Long‐Term Changes in Global Socioeconomic Benefits of Flood Defenses and Residual Risk Based on CMIP5 Climate Models

A warmer climate is expected to accelerate the global hydrological cycle, causing more intense precipitation and floods. Despite recent progress in global flood risk assessment, the socioeconomic benefits of flood defenses (i.e., reduction in population/economic exposure) and the residual risk (i.e., residual population/economic exposure) are poorly understood globally and regionally. To address these knowledge gaps, we use the runoff data from a baseline and 11 Coupled Model Intercomparison Project Phase 5 (CMIP5) climate models to drive the Catchment-based Macro-scale Floodplain model incorporating the latest satellite river width information.

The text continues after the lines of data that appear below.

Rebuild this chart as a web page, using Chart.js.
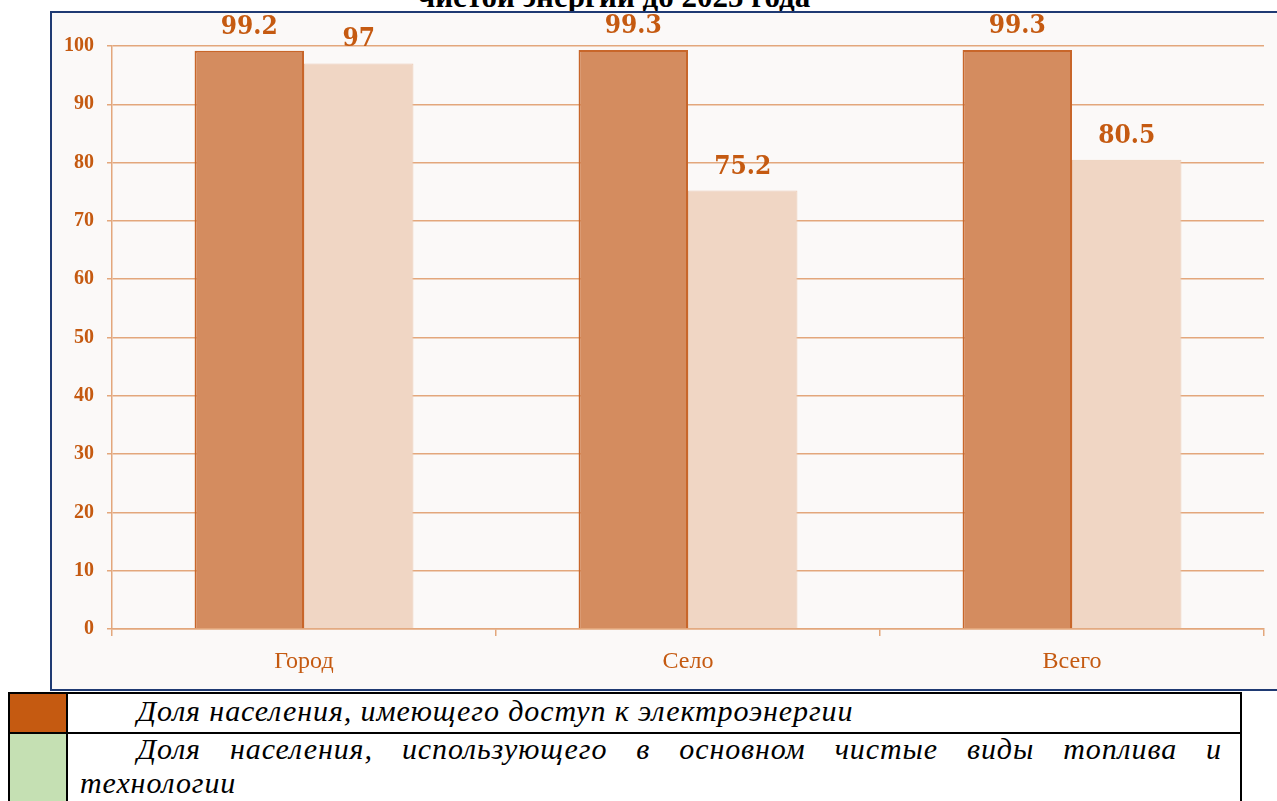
<!DOCTYPE html>
<html lang="ru">
<head>
<meta charset="utf-8">
<script src="https://cdn.jsdelivr.net/npm/chart.js@4.4.1/dist/chart.umd.min.js"></script>
<style>
  body { margin: 0; background: #fff; width: 1277px; height: 801px; overflow: hidden; position: relative; }
  #title { position: absolute; left: 0; width: 1228px; top: -19px; text-align: center;
    font: bold 31px/32px "Liberation Serif", serif; color: #000; white-space: nowrap; }
  #frame { position: absolute; left: 50px; top: 11px; width: 1260px; height: 676px;
    border: 2px solid #1f3a73; background: #fbf9f8; }
  #frame canvas { position: absolute; left: 0; top: 0; }
  #legend { position: absolute; left: 8px; top: 692px; width: 1234px; border-collapse: collapse;
    font: italic 30px/29px "Liberation Serif", serif; color: #000; letter-spacing: 0.9px; }
  #legend td { border: 2px solid #000; padding: 0 18px 0 12px; vertical-align: top; }
  #legend td.sw { width: 56px; padding: 0; }
  #legend p { margin: 0; }
  #legend p.first { text-indent: 57px; text-align: justify; text-align-last: justify; line-height: 30px; margin-top: 0; }
  #legend p.one { text-indent: 57px; padding-top: 2px; }
  #legend p.last { line-height: 30px; margin-top: 4px; padding-bottom: 20px; }
</style>
</head>
<body>
<div id="title">чистой энергии до 2025 года</div>
<div id="frame"><canvas id="chart" width="1225" height="674"></canvas></div>
<table id="legend">
  <tr style="height:40px"><td class="sw" style="background:#c55a11"></td><td><p class="one">Доля населения, имеющего доступ к электроэнергии</p></td></tr>
  <tr><td class="sw" style="background:#c5e0b3"></td><td><p class="first">Доля населения, использующего в основном чистые виды топлива и</p><p class="last">технологии</p></td></tr>
</table>
<script>
const categories = ['Город', 'Село', 'Всего'];
const electricity = [99.2, 99.3, 99.3];
const cleanFuel = [97, 75.2, 80.5];
const yTicks = [0, 10, 20, 30, 40, 50, 60, 70, 80, 90, 100];

const orange = '#c55a11';
const gridColor = '#e3a77c';

const valueLabels = {
  id: 'valueLabels',
  afterDatasetsDraw(chart) {
    const { ctx } = chart;
    ctx.save();
    ctx.font = 'bold 26px "DejaVu Serif Condensed", "DejaVu Serif", serif';
    ctx.fillStyle = orange;
    ctx.textAlign = 'center';
    ctx.textBaseline = 'alphabetic';
    chart.data.datasets.forEach((ds, di) => {
      chart.getDatasetMeta(di).data.forEach((bar, i) => {
        ctx.fillText(String(ds.data[i]), bar.x, bar.y - 17);
      });
    });
    ctx.restore();
  },
};

new Chart(document.getElementById('chart'), {
  type: 'bar',
  data: {
    labels: categories,
    datasets: [
      { label: 'Доля населения, имеющего доступ к электроэнергии', data: electricity,
        backgroundColor: '#d48c5f', borderColor: '#c8662a', borderWidth: 2,
        barPercentage: 1, categoryPercentage: 0.57 },
      { label: 'Доля населения, использующего в основном чистые виды топлива и технологии', data: cleanFuel,
        backgroundColor: '#f0d6c4', borderColor: '#eccab3', borderWidth: 1,
        barPercentage: 1, categoryPercentage: 0.57 },
    ],
  },
  options: {
    responsive: false,
    devicePixelRatio: 1,
    animation: false,
    layout: { padding: { top: 33, right: 13, left: 0, bottom: 0 } },
    plugins: { legend: { display: false }, tooltip: { enabled: false } },
    scales: {
      x: {
        afterFit: (s) => { s.height = 58; },
        border: { color: gridColor, width: 1.5 },
        grid: { drawOnChartArea: false, drawTicks: true, tickLength: 7, color: gridColor, lineWidth: 1.5 },
        ticks: { color: orange, padding: 11, font: { family: '"Liberation Serif", serif', size: 24 } },
      },
      y: {
        min: 0,
        max: 100,
        afterFit: (s) => { s.width = 60; },
        afterBuildTicks: (s) => { s.ticks = yTicks.map((v) => ({ value: v })); },
        border: { color: gridColor, width: 1.5 },
        grid: { color: gridColor, lineWidth: 1.5, tickLength: 5 },
        ticks: { color: orange, padding: 13, font: { family: '"Liberation Serif", serif', size: 20, weight: 'bold' } },
      },
    },
  },
  plugins: [valueLabels],
});
</script>
</body>
</html>
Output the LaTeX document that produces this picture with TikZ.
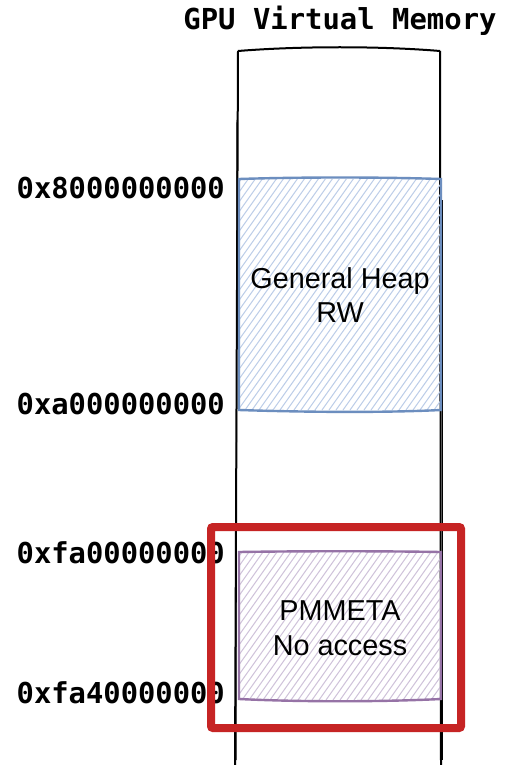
\documentclass[tikz,border=0pt]{standalone}
\usepackage{fontspec}
\setmainfont{Liberation Sans}
\newfontfamily\monofnt{DejaVu Sans Mono}
\definecolor{heapblue}{HTML}{6C8EBF}
\definecolor{heaphatch}{HTML}{BCCDE8}
\definecolor{metapurple}{HTML}{9673A6}
\definecolor{metahatch}{HTML}{CFC2DA}
\definecolor{alertred}{HTML}{C62424}
\tikzset{
  addrlabel/.style={anchor=east, inner sep=0pt, font=\monofnt\bfseries\fontsize{28.8}{34}\selectfont},
  titlelabel/.style={inner sep=0pt, font=\monofnt\bfseries\fontsize{28.9}{34}\selectfont},
  regiontext/.style={align=center, inner sep=0pt, font=\fontsize{28.8}{34.5}\selectfont},
  colline/.style={line width=2pt, black},
}
\begin{document}
\begin{tikzpicture}[x=1pt,y=-1pt]
\useasboundingbox (0,0) rectangle (504,765);
\fill[white] (0,0) rectangle (504,765);

% title
\node[titlelabel] (title) at (340,21) {GPU Virtual Memory};

% column
\draw[colline] (238,51) .. controls (300,46) and (380,46) .. (440,51);
\draw[colline] (238,51) -- (235,765);
\draw[line width=1pt] (237,120) -- (236,760);
\draw[colline] (440,51) -- (441,765);
\draw[line width=1pt] (442,200) -- (442,760);

% general heap region
\begin{scope}
  \clip (240,179) rectangle (440,410);
  \foreach \xa in {70,77,...,440} {
    \draw[heaphatch, line width=1pt] (\xa,410) -- ({\xa+165},178);
  }
\end{scope}
\draw[heapblue, line width=2.4pt] (239,179) .. controls (300,177) and (380,177) .. (441,179)
  -- (441,410) .. controls (380,413) and (300,412) .. (239,410) -- cycle;
\node[regiontext] (heap) at (340,295) {General Heap\\RW};

% pmmeta region
\begin{scope}
  \clip (240,552) rectangle (440,700);
  \foreach \xa in {130,137,...,440} {
    \draw[metahatch, line width=1pt] (\xa,700) -- ({\xa+105},552);
  }
\end{scope}
\draw[metapurple, line width=2.4pt] (239,552) .. controls (300,551) and (380,551) .. (441,552)
  -- (441,699) .. controls (380,702) and (300,702) .. (239,699) -- cycle;
\node[regiontext] (meta) at (340,628) {PMMETA\\No access};

% address labels
\node[addrlabel] (a1) at (225,188) {0x8000000000};
\node[addrlabel] (a2) at (225,404) {0xa000000000};
\node[addrlabel] (a3) at (225,553) {0xfa00000000};
\node[addrlabel] (a4) at (225,693) {0xfa40000000};

% highlight
\draw[alertred, line width=8pt, rounded corners=2pt] (211,527) rectangle (461,728);
\end{tikzpicture}
\end{document}
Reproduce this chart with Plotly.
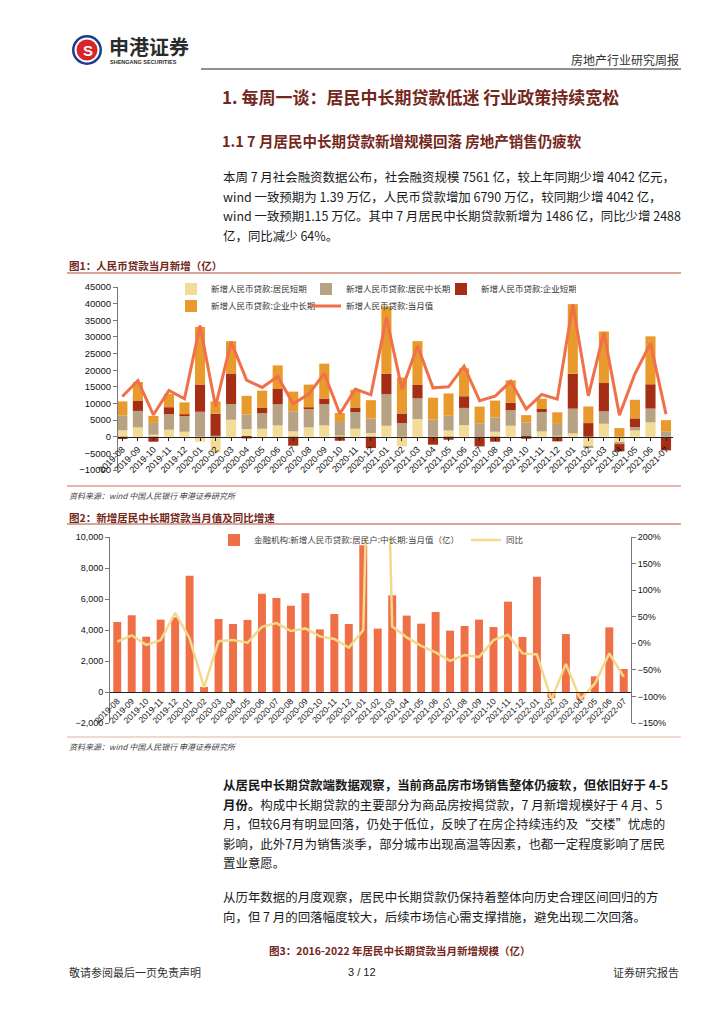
import plotly.graph_objects as go

# ---------------- data ----------------
labels1 = ["2019-08", "2019-09", "2019-10", "2019-11", "2019-12",
           "2020-01", "2020-02", "2020-03", "2020-04", "2020-05", "2020-06",
           "2020-07", "2020-08", "2020-09", "2020-10", "2020-11", "2020-12",
           "2021-01", "2021-02", "2021-03", "2021-04", "2021-05", "2021-06",
           "2021-07", "2021-08", "2021-09", "2021-10", "2021-11", "2021-12",
           "2021-01", "2021-02", "2021-03", "2021-04", "2021-05", "2021-06", "2021-07"]

hh_short = [1900, 2800, 600, 2100, 1500,
            -1500, -4700, 5100, 2300, 2400, 3400, 1600, 2800, 3400, 400, 2400, 1100,
            3300, -2900, 5300, 200, 1900, 3500, 100, 1500, 3300, 100, 1600, 300,
            1000, -2800, 3900, -1700, 1900, 4300, -300]
hh_mid = [4520, 4950, 3570, 4670, 4820,
          7500, 330, 4710, 4390, 4650, 6340, 6060, 5570, 6370, 4040, 5030, 4390,
          9460, 4090, 6240, 4930, 4410, 5160, 3960, 4260, 4670, 4190, 5830, 3550,
          7440, -400, 3740, -500, 1010, 4170, 1486]
corp_short = [-700, 3000, -1500, 2100, 400,
              8200, 6600, 9200, -500, 1600, 4600, -2700, 400, 1700, -1200, 1200, -3400,
              6100, 2900, 4000, -2400, -900, 3500, -2900, -1500, 2200, -600, 900, -1400,
              10500, 4100, 8500, -2200, 2600, 7300, -3800]
corp_mid = [4200, 5700, 2100, 4000, 3600,
            17300, 3700, 9700, 5600, 5200, 7100, 5900, 6900, 10500, 2700, 5500, 5500,
            20300, 10800, 13200, 6600, 6700, 8400, 5000, 5100, 6800, 2200, 3100, 3500,
            20900, 5000, 15500, 2600, 5600, 14400, 3500]
total_new = [12100, 16900, 6600, 13900, 11400,
             33400, 9100, 28500, 17000, 14800, 18100, 9900, 12800, 19000, 6900, 14300, 12600,
             35800, 14300, 27300, 14700, 15000, 21200, 10800, 12200, 16600, 8300, 12700, 11300,
             39800, 12300, 31300, 6500, 18900, 28100, 6790]

labels2 = ["2019-08", "2019-09", "2019-10", "2019-11", "2019-12",
           "2020-01", "2020-02", "2020-03", "2020-04", "2020-05", "2020-06",
           "2020-07", "2020-08", "2020-09", "2020-10", "2020-11", "2020-12",
           "2021-01", "2021-02", "2021-03", "2021-04", "2021-05", "2021-06",
           "2021-07", "2021-08", "2021-09", "2021-10", "2021-11", "2021-12",
           "2022-01", "2022-02", "2022-03", "2022-04", "2022-05", "2022-06", "2022-07"]
hh_mid_monthly = hh_mid
hh_mid_yoy = [3, 15, -3, 6, 57,
              9, -83, 4, 6, 1, 31, 38, 23, 28, 13, 8, -8,
              25, 1100, 32, 11, -5, -17, -33, -22, -26, 6, 16, -19,
              -21, -106, -39, -105, -76, -19, -63]

# ---------------- helpers ----------------
W, H = 724, 1024
OFF = 8  # page body margin of the browser
CJK = "Noto Sans CJK SC"
LAT = "Liberation Sans, Arial, sans-serif"
BROWN = "#74271C"


def X(px):
    return (px - OFF) / W


def Y(py):
    return 1 - (py - OFF) / H


annotations = []
shapes = []


def txt(x, y, s, size, color="#1a1a1a", anchor="left", family=CJK, bold=False, italic=False):
    if bold:
        s = "<b>" + s + "</b>"
    if italic:
        s = "<i>" + s + "</i>"
    annotations.append(dict(x=X(x), y=Y(y), xref="paper", yref="paper", text=s,
                            showarrow=False, xanchor=anchor, yanchor="middle",
                            font=dict(size=size, color=color, family=family)))


def hline(x0, x1, y, color, width=1):
    shapes.append(dict(type="line", xref="paper", yref="paper", x0=X(x0), x1=X(x1),
                       y0=Y(y), y1=Y(y), line=dict(color=color, width=width)))


def circle(cx, cy, r, color):
    shapes.append(dict(type="circle", xref="paper", yref="paper", x0=X(cx - r), x1=X(cx + r),
                       y0=Y(cy + r), y1=Y(cy - r), fillcolor=color, line=dict(width=0)))


# ---------------- figure ----------------
fig = go.Figure()
idx1 = list(range(len(labels1)))
idx2 = list(range(len(labels2)))

bar_specs = [("新增人民币贷款:居民短期", hh_short, "#F2DC98", "legend"),
             ("新增人民币贷款:居民中长期", hh_mid, "#B8A284", "legend"),
             ("新增人民币贷款:企业短期", corp_short, "#A52E14", "legend"),
             ("新增人民币贷款:企业中长期", corp_mid, "#E89B2C", "legend2")]
for name, vals, col, lg in bar_specs:
    fig.add_trace(go.Bar(x=idx1, y=vals, name=name, marker=dict(color=col, line=dict(width=0)),
                         width=0.65, xaxis="x", yaxis="y", legend=lg))
fig.add_trace(go.Scatter(x=idx1, y=total_new, name="新增人民币贷款:当月值", mode="lines",
                         line=dict(color="#F0704A", width=3), xaxis="x", yaxis="y", legend="legend2"))

fig.add_trace(go.Bar(x=idx2, y=hh_mid_monthly, name="金融机构:新增人民币贷款:居民户:中长期:当月值（亿）",
                     marker=dict(color="#EF7047", line=dict(width=0)), width=0.55,
                     xaxis="x2", yaxis="y2", legend="legend3"))
fig.add_trace(go.Scatter(x=idx2, y=hh_mid_yoy, name="同比", mode="lines",
                         line=dict(color="#F3D98B", width=2.5), xaxis="x2", yaxis="y3",
                         legend="legend3", legendwidth=30))

# chart 1 geometry (page pixels)
c1_l, c1_r, c1_t, c1_b = 118, 673, 287, 470
y1rng = [-10000, 45000]
y1dom = [Y(c1_b), Y(c1_t)]
y1zero = y1dom[0] + (0 - y1rng[0]) / (y1rng[1] - y1rng[0]) * (y1dom[1] - y1dom[0])

# chart 2 geometry
c2_l, c2_r, c2_t, c2_b = 110, 631, 537, 723
y2rng = [-2000, 10000]
y2dom = [Y(c2_b), Y(c2_t)]
y2zero = y2dom[0] + (0 - y2rng[0]) / (y2rng[1] - y2rng[0]) * (y2dom[1] - y2dom[0])

tickfont = dict(size=9, color="#111", family=LAT)

legend_common = dict(orientation="h", xanchor="left", yanchor="middle", bgcolor="rgba(0,0,0,0)",
                     entrywidthmode="pixels", itemwidth=30, tracegroupgap=0)

fig.update_layout(
    width=W, height=H, margin=dict(l=0, r=0, t=0, b=0, pad=0, autoexpand=False),
    paper_bgcolor="white", plot_bgcolor="white",
    barmode="relative",
    showlegend=True,
    legend=dict(x=X(171), y=Y(289), entrywidth=90, font=dict(size=8.5, color="#333", family=CJK),
                **legend_common),
    legend2=dict(x=X(171), y=Y(306), entrywidth=90, font=dict(size=8.5, color="#333", family=CJK),
                 **legend_common),
    legend3=dict(x=X(214), y=Y(540), entrywidth=207, font=dict(size=8.5, color="#444", family=CJK),
                 **legend_common),
    xaxis=dict(domain=[X(c1_l), X(c1_r)], range=[-0.28, 35.45], anchor="free", position=y1zero,
               tickmode="array", tickvals=idx1, ticktext=labels1, tickangle=-45, automargin=False,
               tickfont=tickfont, showline=True, linecolor="#222", linewidth=1,
               ticks="outside", ticklen=3, tickcolor="#222", showgrid=False, zeroline=False),
    yaxis=dict(domain=y1dom, range=y1rng, dtick=5000, tickformat="d", anchor="x", automargin=False,
               tickfont=dict(size=9.5, color="#111", family=LAT), showline=True, linecolor="#777",
               ticks="outside", ticklen=4, tickcolor="#777", showgrid=False, zeroline=False),
    xaxis2=dict(domain=[X(c2_l), X(c2_r)], range=[-0.5, 35.5], anchor="free", position=y2zero,
                tickmode="array", tickvals=idx2, ticktext=labels2, tickangle=-45, automargin=False,
                tickfont=dict(size=8.5, color="#111", family=LAT), showline=True, linecolor="#222",
                linewidth=1, ticks="", showgrid=False, zeroline=False),
    yaxis2=dict(domain=y2dom, range=y2rng, dtick=2000, tickformat=",d", anchor="x2", automargin=False,
                tickfont=dict(size=9, color="#111", family=LAT), showline=True, linecolor="#777",
                ticks="outside", ticklen=4, tickcolor="#777", showgrid=False, zeroline=False),
    yaxis3=dict(overlaying="y2", side="right", anchor="x2", range=[-150, 200], dtick=50,
                automargin=False,
                ticksuffix="%", tickfont=dict(size=9, color="#111", family=LAT), showline=True,
                linecolor="#777", ticks="outside", ticklen=4, tickcolor="#777",
                showgrid=False, zeroline=False),
)

# ---------------- page furniture ----------------
# logo
circle(87, 50, 15, "#1B3D8F")
circle(87, 50, 12.5, "white")
circle(87, 50, 10.5, "#D7262B")
txt(87.5, 50.5, "S", 15, "white", anchor="center", family=LAT, bold=True)
txt(107, 46, "申港证券", 20, "#2b2b2b", bold=True)
txt(108, 62, "SHENGANG SECURITIES", 5.5, "#2b2b2b", family=LAT, bold=True)
txt(681, 59, "房地产行业研究周报", 12, "#333", anchor="right")
hline(201, 681, 69, "#222", 1.2)

# titles
txt(220, 96, "1. 每周一谈：居民中长期贷款低迷 行业政策持续宽松", 17, BROWN, bold=True)
txt(220, 140, "1.1 7 月居民中长期贷款新增规模回落 房地产销售仍疲软", 14.5, BROWN, bold=True)

LS = 19.6
FS = 12.45
para1 = ["本周 7 月社会融资数据公布，社会融资规模 7561 亿，较上年同期少增 4042 亿元，",
         "wind 一致预期为 1.39 万亿，人民币贷款增加 6790 万亿，较同期少增 4042 亿，",
         "wind 一致预期1.15 万亿。其中 7 月居民中长期贷款新增为 1486 亿，同比少增 2488",
         "亿，同比减少 64%。"]
for i, line in enumerate(para1):
    txt(221, 177 + i * LS, line, FS, "#1a1a1a")

# figure 1 caption
txt(67, 265, "图1：人民币贷款当月新增（亿）", 10.5, BROWN, bold=True)
hline(67, 681, 273, "#D9A596", 2)
hline(67, 681, 486, "#C9705E", 1)
txt(67, 495, "资料来源：wind 中国人民银行 申港证券研究所", 8, "#444", italic=True)

# figure 2 caption
txt(67, 517, "图2：新增居民中长期贷款当月值及同比增速", 10.5, BROWN, bold=True)
hline(67, 681, 524, "#D9A596", 2)
hline(67, 681, 737, "#E3B0A0", 1)
txt(67, 746, "资料来源：wind 中国人民银行 申港证券研究所", 8, "#444", italic=True)

para2 = ["<b>从居民中长期贷款端数据观察，当前商品房市场销售整体仍疲软，但依旧好于 4-5</b>",
         "<b>月份。</b>构成中长期贷款的主要部分为商品房按揭贷款，7 月新增规模好于 4 月、5",
         "月，但较6月有明显回落，仍处于低位，反映了在房企持续违约及“交楼”忧虑的",
         "影响，此外7月为销售淡季，部分城市出现高温等因素，也都一定程度影响了居民",
         "置业意愿。"]
for i, line in enumerate(para2):
    txt(221, 785 + i * LS, line, FS, "#1a1a1a")

para3 = ["从历年数据的月度观察，居民中长期贷款仍保持着整体向历史合理区间回归的方",
         "向，但 7 月的回落幅度较大，后续市场信心需支撑措施，避免出现二次回落。"]
for i, line in enumerate(para3):
    txt(221, 897 + i * LS, line, FS, "#1a1a1a")

txt(400, 950, "图3：2016-2022 年居民中长期贷款当月新增规模（亿）", 10.5, BROWN, anchor="center", bold=True)

# footer
txt(67, 972, "敬请参阅最后一页免责声明", 11, "#333")
txt(362, 972, "3 / 12", 11, "#222", anchor="center", family=LAT)
txt(681, 972, "证券研究报告", 11, "#333", anchor="right")

fig.update_layout(annotations=annotations, shapes=shapes)
fig.write_html("out.html")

From the simulated annual maxima, we use a Gumbel distribution to estimate the river water depth-flood return period relationship. We independently evaluate flood impacts on population and economy (i.e., gross domestic product) for a range of flood return periods. We estimate the socioeconomic benefits and the corresponding residual risk for the globe and 26 subcontinental regions. The global population (gross domestic product) exposed to flooding is ∼8% (∼7%) per year lower when implementing existing flood protection infrastructure extracted from the FLOod PROtection Standards database. If the current flood defenses were to be unchanged in the future (Representative Concentration Pathway 4.5 [RCP4.5] and RCP8.5, i.e., ∼2 to ∼4.3∘C above the preindustrial levels), the globe and most of the regions (particularly where developing countries are concentrated) would experience an increase in residual risk. This increase is especially obvious when the gap of climate forcing between RCP8.5 and RCP4.5 widens by the end of the 21st century. We finally evaluate the impact of changed flood defense levels on the socioeconomic benefits and the corresponding residual risk.